The Framers’ Constitution: Toward a Theory of Principled Constitutionalism

Geoffrey Stone Edward H. Levi Distinguished Service Professor, University of Chicago
William P. Marshall Kenan Professor of Law, University of North Carolina

September 12, 2011

ACS is pleased to distribute "The Framers’ Constitution: Toward a Theory of Principled Constitutionalism," an Issue Brief by Geoffrey R. Stone, Edward H. Levi Distinguished Service Professor of Law at The University of Chicago and former Chair of the Board of the American Constitution Society, and William P. Marshall, William Rand Kenan, Jr. Distinguished Professor of Law at the University of North Carolina and Co-Chair of the Programs Committee of the Board of the American Constitution Society.

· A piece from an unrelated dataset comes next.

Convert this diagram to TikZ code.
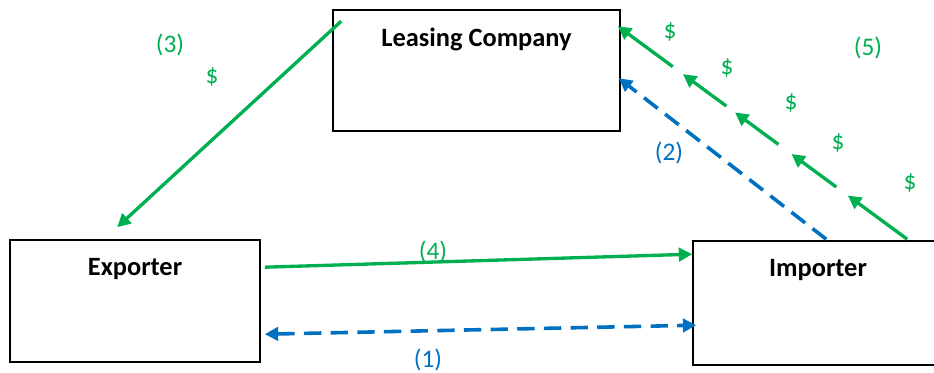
\documentclass[tikz,border=0pt]{standalone}
\usepackage{fontspec}
\setmainfont{Carlito}
\usetikzlibrary{calc,arrows.meta}
\definecolor{cgreen}{HTML}{00B050}
\definecolor{cblue}{HTML}{0070C0}

\begin{document}
\begin{tikzpicture}[x=0.75pt,y=-0.75pt,>={Triangle[length=10pt,width=10pt]},
  every node/.style={font=\fontsize{19}{22}\selectfont},
  box/.style={draw,line width=1.2pt,inner sep=0pt},
  title/.style={font=\fontsize{19.8}{23}\selectfont\bfseries,anchor=center,yshift=-22.5pt},
  money/.style={->,cgreen,line width=2.5pt},
  paper/.style={->,cblue,line width=2.7pt,dash pattern=on 13pt off 7pt},
  gtxt/.style={text=cgreen},btxt/.style={text=cblue}]
\clip (0,0) rectangle (934,373);
\node[box,minimum width=215.25pt,minimum height=90.75pt,label={[title]north:Leasing Company}] (lease) at (476.5,70.5) {};
\node[box,minimum width=187.5pt,minimum height=91.5pt,label={[title]north:Exporter}] (exp) at (135,301) {};
\node[box,minimum width=187.5pt,minimum height=93pt,label={[title]north:Importer}] (imp) at (818,303) {};

\coordinate (s3) at ($(lease.north west)+(9,12)$);
\coordinate (e3) at ($(exp.north west)+(108,-12)$);
\coordinate (s4) at ($(exp.north east)+(4,28)$);
\coordinate (e4) at ($(imp.north west)+(0,14)$);
\coordinate (s1) at ($(exp.north east)+(4,95)$);
\coordinate (e1) at ($(imp.north west)+(4,85)$);
\coordinate (s2) at ($(imp.north west)+(134,-1)$);
\coordinate (e2) at ($(lease.north east)+(-2,69)$);
\coordinate (s5) at ($(imp.north west)+(215,-1)$);
\coordinate (e5) at ($(lease.north east)+(-3,17)$);

\draw[money] (s3) -- (e3);
\draw[money] (s4) -- (e4);
\draw[paper,<->] (s1) -- (e1);
\draw[paper] (s2) -- (e2);
\foreach \a/\b in {0/0.205,0.245/0.40,0.445/0.595,0.625/0.775,0.81/1}
  \draw[money] ($(s5)!\a!(e5)$) -- ($(s5)!\b!(e5)$);

\node[gtxt] (n3) at (170,45) {(3)};
\node[gtxt] (d3) at (212,77) {\$};
\node[gtxt] (n4) at (433,252) {(4)};
\node[btxt] (n1) at (428,360) {(1)};
\node[btxt] (n2) at (669,153) {(2)};
\node[gtxt] (n5) at (868,48) {(5)};
\foreach \x/\y [count=\i] in {670/32,727/68,791/103,838/143,910/183}
  \node[gtxt] (d5\i) at (\x,\y) {\$};
\end{tikzpicture}
\end{document}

Stone and Marshall reject the “conservative constitutional narrative” as “deeply unprincipled and patently wrong,” taking the Framers for “timid men” rather than “visionaries.” Citing Thomas Jefferson, James Madison and Alexander Hamilton, the Issue Brief demonstrates why a “principled” reading of the Constitution requires judges to exercise judicial restraint and defer to political decision-making, except where there is “good reason to believe that the [political] process itself may have been tainted,” such as when governing majorities disadvantage historically vulnerable minority groups, or where they use their authority to stifle critics.

“In the end,” Stone and Marshall conclude, “constitutional interpretation is not a mechanical enterprise. It requires judges to exercise judgment. It calls upon them to consider text; history; precedent; values; changing social, economic, technological, and cultural conditions; and the practical realities of the times.”